If hearsay from an enemy is evidence, then “the Constitution is just a f’cking piece of paper.”

a hacker (profile) says:

Re: command line versus allegations of changing grades, defamation, and piracy

Actually, that article seemed fairly evenhanded and the end they pretty much said that the whole case could be thrown out if the dormmate is just saying this to get back at the “hacker” this whole story is retarded. Though now every time I go to Boston i am going to Boot my Arch netbook to command line just to spite the bastards.

Steve (profile) says:


Maybe I’m just not reading it right…. but what is it really that he was arrested for? From what I understand, this Caxlite guy visited some “bad” site (or was it some dating site? and created a fake profile???) and then sent a harrasing e-mail? This article isn’t very clear…. Anyways… If BC uses XP and he was using a jailbroken version of Ubuntu (which, by the way, is free! OH! And they ENCOURAGE changing of the code….?!? What’s this?! OMG! Something that’s free?!? Must be illegal…) And he was using the command prompt, how does that consitute an arrest???? Maybe I’m just putting a bunch of wrong info together…..

not tech, only dirt says:

Re: whaa?

He hasn’t been arrested or charged. His equipment was subject to a warrant in an investigation based on accusations. Rather than cooperate with investigators to clear it up in a hurry, he and the EFF are attempting to stonewall it. (Pre-emptive reply to the twits who’ll say that he can cooperate without the hardware being in police custody: How is trying to prevent law enforcement from inspecting the equipment allegedly used in the commission of these things cooperation?)

He’s accused of a lot more than harassing his roommate, he’s also accused of changing grades and piracy. Leave it to Linux-tards and conspiracy nuts (some of them in the same camp) to jump the gun and cry about it, and to only pick up on the command line part of the story (and also the details of the alleged harassment) — as if that’s what the whole case is about.

Dan says:

Ketstone cops

This is another example of technical idiots reinforced by police powers, a recipe for disaster every time. Its like the keystone cops and three stooges meet dirty harry, what could possible go wrong. This has no bearing on the students involvement or lack thereof, but the cops bungling of potential evidence and abject loss as a result.

Anonymous Coward says:

when you decide to swim in the deep water, these are the thingsthat can happen. If you not built for it, then dont do it…
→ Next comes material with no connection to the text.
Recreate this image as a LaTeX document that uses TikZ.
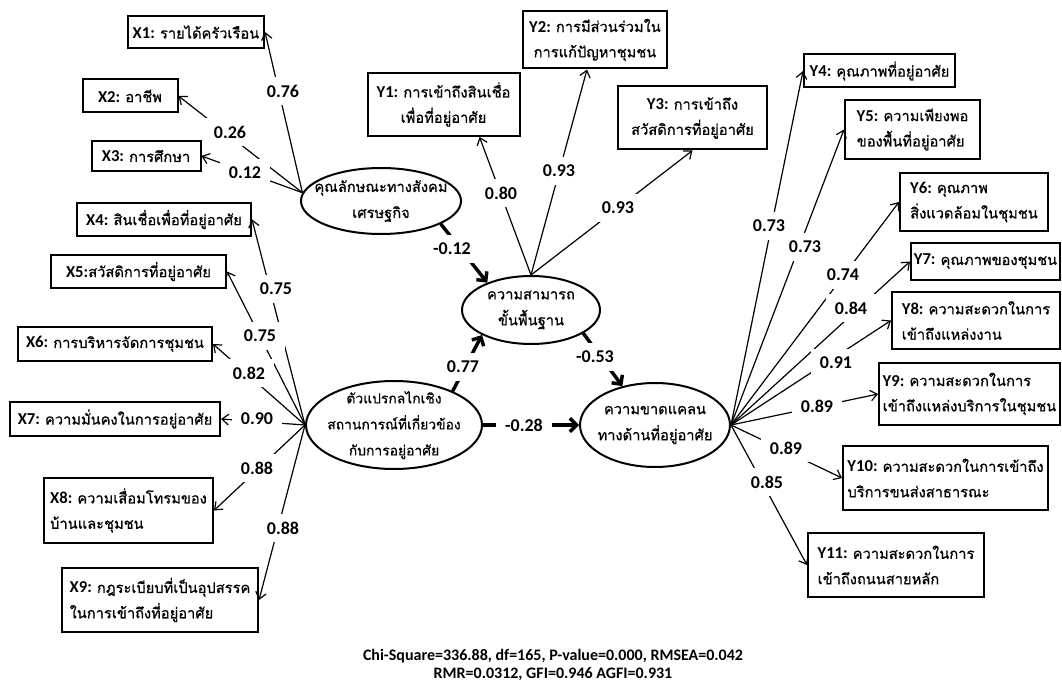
\documentclass[tikz,border=0pt]{standalone}
\usepackage{fontspec}
\setmainfont{Carlito}
\newfontfamily\thai[Script=Thai,FakeBold=0.8]{Loma}
\usetikzlibrary{arrows.meta,calc,shapes.geometric}
% bold Latin prefix (variable code) inside Thai text
\newcommand\vname[1]{{\normalfont\bfseries\fontsize{12.5}{19}\selectfont #1}}

\begin{document}
\begin{tikzpicture}[x=0.75pt,y=-0.75pt,
  ind/.style={draw, line width=1.5pt, inner sep=0pt,
    font=\thai\fontsize{11}{19}\selectfont, align=left},
  indc/.style={ind, align=center},
  lat/.style={draw, ellipse, line width=1.5pt, inner sep=0pt},
  lattext/.style={font=\thai\fontsize{11}{19.5}\selectfont, align=center, inner sep=0pt},
  load/.style={line width=0.9pt, -{Straight Barb[length=5pt,width=8pt]}},
  spath/.style={line width=2.6pt, -{Straight Barb[length=5pt,width=10pt]}},
  coef/.style={fill=white, font=\bfseries\fontsize{13.5}{14}\selectfont,
    inner xsep=7pt, inner ysep=6pt},
  fit/.style={font=\bfseries\fontsize{12}{14}\selectfont, align=center}
]
\useasboundingbox (0,0) rectangle (1062,684);

% latent variables
\node[lat, minimum width=120pt, minimum height=49.5pt,
  label={[lattext]center:คุณลักษณะทางสังคม\\เศรษฐกิจ}] (L1) at (381,201) {};
\node[lat, minimum width=103.5pt, minimum height=51pt,
  label={[lattext]center:ความสามารถ\\ขั้นพื้นฐาน}] (L2) at (531,310) {};
\node[lat, minimum width=132pt, minimum height=66pt,
  label={[lattext, font=\thai\fontsize{10.4}{19.5}\selectfont]center:ตัวแปรกลไกเชิง\\สถานการณ์ที่เกี่ยวข้อง\\กับการอยู่อาศัย}] (L3) at (394,425) {};
\node[lat, minimum width=112.5pt, minimum height=63pt,
  label={[lattext]center:ความขาดแคลน\\ทางด้านที่อยู่อาศัย}] (L4) at (655,425) {};

% observed indicators, left side
\node[ind, minimum width=102pt, minimum height=24pt] (X1) at (196,32) {\vname{X1: }รายได้ครัวเรือน};
\node[ind, minimum width=71.25pt, minimum height=24.75pt] (X2) at (130,96) {\vname{X2: }อาชีพ};
\node[ind, minimum width=81.75pt, minimum height=22.5pt] (X3) at (146,156) {\vname{X3: }การศึกษา};
\node[ind, minimum width=130.5pt, minimum height=24.75pt] (X4) at (164,219.5) {\vname{X4: }สินเชื่อเพื่อที่อยู่อาศัย};
\node[ind, minimum width=131.25pt, minimum height=24.75pt] (X5) at (138.5,271.5) {\vname{X5:}สวัสดิการที่อยู่อาศัย};
\node[ind, minimum width=145.5pt, minimum height=25.5pt] (X6) at (115,344) {\vname{X6: }การบริหารจัดการชุมชน};
\node[ind, minimum width=157.5pt, minimum height=25.5pt] (X7) at (115,419) {\vname{X7: }ความมั่นคงในการอยู่อาศัย};
\node[ind, minimum width=126.75pt, minimum height=48.75pt] (X8) at (128.5,510.5) {\vname{X8: }ความเสื่อมโทรมของ\\บ้านและชุมชน};
\node[ind, minimum width=147pt, minimum height=48pt] (X9) at (160,600) {\vname{X9: }กฎระเบียบที่เป็นอุปสรรค\\ในการเข้าถึงที่อยู่อาศัย};

% observed indicators, top
\node[indc, minimum width=114pt, minimum height=47.25pt] (Y1) at (443.5,104.5) {\vname{Y1: }การเข้าถึงสินเชื่อ\\เพื่อที่อยู่อาศัย};
\node[indc, minimum width=108pt, minimum height=42.75pt] (Y2) at (595,40) {\vname{Y2: }การมีส่วนร่วมใน\\การแก้ปัญหาชุมชน};
\node[indc, minimum width=111.75pt, minimum height=47.25pt] (Y3) at (692.5,118) {\vname{Y3: }การเข้าถึง\\สวัสดิการที่อยู่อาศัย};

% observed indicators, right side
\node[ind, minimum width=113.25pt, minimum height=24.75pt] (Y4) at (879.5,71) {\vname{Y4: }คุณภาพที่อยู่อาศัย};
\node[ind, minimum width=101.25pt, minimum height=44.25pt] (Y5) at (912.5,129.5) {\vname{Y5: }ความเพียงพอ\\ของพื้นที่อยู่อาศัย};
\node[ind, minimum width=111pt, minimum height=43.5pt] (Y6) at (974,202) {\vname{Y6: }คุณภาพ\\สิ่งแวดล้อมในชุมชน};
\node[ind, minimum width=111.75pt, minimum height=27.75pt] (Y7) at (985.5,261.5) {\vname{Y7: }คุณภาพของชุมชน};
\node[ind, minimum width=126pt, minimum height=42.75pt] (Y8) at (976,320.5) {\vname{Y8: }ความสะดวกในการ\\เข้าถึงแหล่งงาน};
\node[ind, minimum width=135.75pt, minimum height=46.5pt] (Y9) at (969.5,394) {\vname{Y9: }ความสะดวกในการ\\เข้าถึงแหล่งบริการในชุมชน};
\node[ind, minimum width=153.75pt, minimum height=48pt] (Y10) at (945.5,478) {\vname{Y10: }ความสะดวกในการเข้าถึง\\บริการขนส่งสาธารณะ};
\node[ind, minimum width=132pt, minimum height=48pt] (Y11) at (896,565) {\vname{Y11: }ความสะดวกในการ\\เข้าถึงถนนสายหลัก};

% common origins of the loading arrows
\coordinate (f1) at (L1.174);
\coordinate (f2) at (L2.north);
\coordinate (f3) at (L3.west);
\coordinate (f4) at (L4.east);

% factor loadings
\foreach \t in {X1,X2,X3} \draw[load] (f1) -- (\t.east);
\foreach \t in {X4,X5,X6,X7,X8,X9} \draw[load] (f3) -- (\t.east);
\draw[load] (f2) -- ($(Y1.south)+(36,0)$);
\draw[load] (f2) -- ($(Y2.south)+(-8,0)$);
\draw[load] (f2) -- (Y3.south);
\foreach \t in {Y4,Y5,Y6,Y7,Y8,Y9,Y10,Y11} \draw[load] (f4) -- (\t.west);

% structural paths
\draw[spath] (L1.-21) -- (L2.148);
\draw[spath] (L3.30) -- (L2.207);
\draw[spath] (L2.-24) -- (L4.130);
\draw[spath] (L3.east) -- (L4.west);

% coefficients
\node[coef] (cx1) at (283,91) {0.76};
\node[coef] (cx2) at (230,132) {0.26};
\node[coef] (cx3) at (245,173) {0.12};
\node[coef] (cx4) at (276,289) {0.75};
\node[coef] (cx5) at (260,336) {0.75};
\node[coef] (cx6) at (249,373) {0.82};
\node[coef] (cx7) at (257,419) {0.90};
\node[coef] (cx8) at (257,468) {0.88};
\node[coef] (cx9) at (283,528) {0.88};
\node[coef] (cy1) at (501,193) {0.80};
\node[coef] (cy2) at (559,171) {0.93};
\node[coef] (cy3) at (618,208) {0.93};
\node[coef] (cy4) at (769,226) {0.73};
\node[coef] (cy5) at (805,247) {0.73};
\node[coef] (cy6) at (843,275) {0.74};
\node[coef] (cy7) at (851,308) {0.84};
\node[coef] (cy8) at (836,363) {0.91};
\node[coef] (cy9) at (817,406) {0.89};
\node[coef] (cy10) at (786,448) {0.89};
\node[coef] (cy11) at (767,482) {0.85};
\node[coef] (b12) at (452,249) {-0.12};
\node[coef] (b32) at (463,367) {0.77};
\node[coef] (b24) at (595,357) {-0.53};
\node[coef] (b34) at (524,425) {-0.28};

% fit statistics
\node[fit] (stats) at (553,665) {Chi-Square=336.88, df=165, P-value=0.000, RMSEA=0.042\\RMR=0.0312, GFI=0.946 AGFI=0.931};
\end{tikzpicture}
\end{document}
the one clear thing I get from all this is, the roommate really is a fag…snitched dude out on some personal ish. I am 100% sure that the roommate made heavy use of Calixte’s skills when they suited him. ( he setup his computer, etc.) so what ever soured their relationship, he shouldn’t of used his personal knowlegde against him.

That’s why I stopped giving computer advice. I once made a mistake when setting up a softhack on a friends XBOX, and bricked it. He actually expected a brand new one…let it be known we are no longer friends.